April 2019 • A small dentistry business who fired a practice manager for allegedly embezzling money has been ordered to pay her $40,000 in compensation after a successful Fair Work Commission (FWC) appeal.
The practice manager was fired in September last year over allegations she stole thousands of dollars from the business, including more than $7,000 in cash from its bank account, and took almost a year of maternity leave “without authorisation”.
The worker claimed she had a verbal agreement with one of the resident dentists that she would receive a $200 weekly bonus if the business met its $12,000 revenue target, but the business denied such an arrangement existed.
The business claimed it was owed more than $33,000 in lost money and “falsely claimed” paychecks, all based on allegations denied by the dismissed practice manager.
While the employee was fired in September, she was stood down in June after a cash-balance report she filed on return from maternity leave was red flagged by the dentist’s accountant.
The dismissed worker was not paid while on maternity leave and was told she would be given her paid paternity leave in a lump sum after she returned to work.
However, the business claimed payments in financial reports during her leave and for more than a year prior were “unsatisfactory” and contained a $24,000 discrepancy.
In evidence, the employer took issue with the bookkeeping system the worker had been using, criticising her practice of labelling all cash withdrawals as “expenses”.
The dismissed worker said she had been given no training or guidance on how to prepare the books and had developed her own method over four years, prompting the employer to retort “if you do not have the relevant knowledge, you do not meet the job requirements.”
Senior deputy president Jonathan Hamberger conceded the accounting methods were “undoubtedly primitive” but said he found the employer’s argument “somewhat bizarre” given it hired and subsequently promoted the practice manager, accepting her methods for years without issue.
“The evidence, in this case, is far from clear,” Hamberger said.
“This was compounded by the primitive accounting practices used by the respondent. However, I generally accept the applicant’s version of events, especially as it was generally consistent with the written records, such as they are.
“I accept that the applicant had an understanding with the respondent that she would receive both commission and a performance bonus and that these would continue to be paid while she was on maternity leave.
“The applicant’s practice, accepted and condoned by the respondent over a long period of time, was that she would take this money herself from the respondent’s cash receipts.
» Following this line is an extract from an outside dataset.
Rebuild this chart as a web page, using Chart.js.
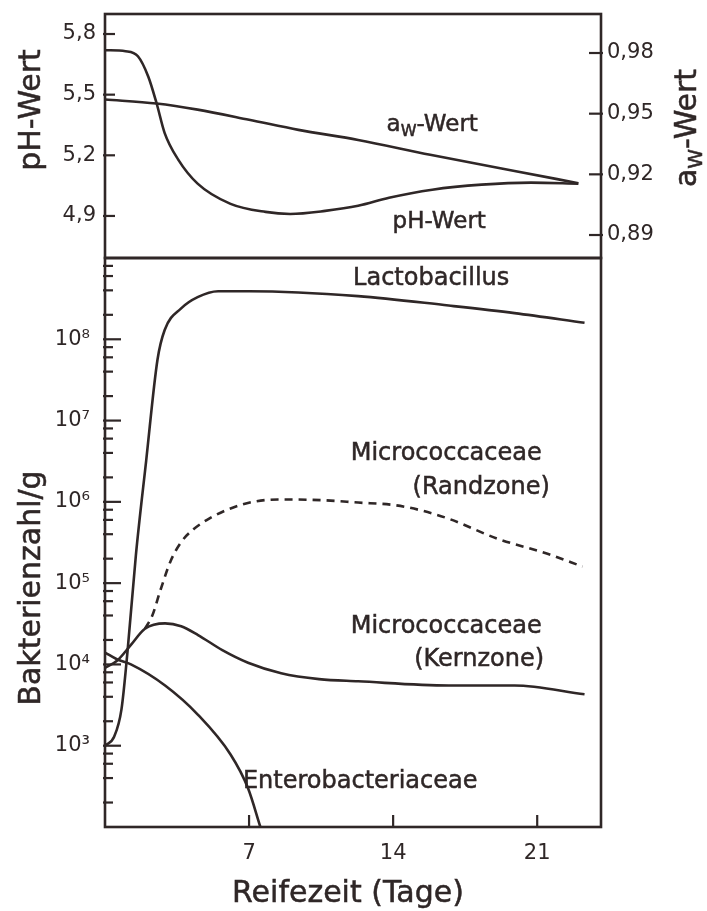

There was nothing hidden about this,” Hamberger continued.
Citing evidence the worker kept her employer informed of her leave requirements and other practices, Hamberger concluded there was not “sufficient evidence” to sustain the employer’s arguments, deciding in favour of the worker.
“I am satisfied that any money the applicant took from the respondent’s cash receipts was money that she was authorised to receive,” he said.
Contractors deemed employees
Interestingly, whether the dentist was a small-business employer was a point of contention in this case.
Under the Fair Work Act, businesses with fewer than 15 employees are classified differently to those with more.
The employer submitted it had 14 employees at the time of the dismissal last September, which would have classified it as a small business.
However, there was also a list of dentists on the books who the clinic claimed were sub-contractors, and thus not employees.
The business provided copies of purported contractor agreements with its dentists, although Hamberger noted the evidence provided were only “a very small part” of each agreement.
Hamberger doubted the dentists were genuine contractors and not employers, citing evidence given by one of the dentists in a witness statement where she described herself as an “employee”.
“There is virtually no evidence in relation to those factors which one would normally consider in determining whether a person is a contractor rather than an employee, such as the ability to delegate, the basis of payment, the provision of tools and equipment, the allocation of commercial risks, control over the work or the degree of his or her independence,” Hamberger said.
As a result, the business was deemed to have more than 15 employees and did not qualify for small-business protection.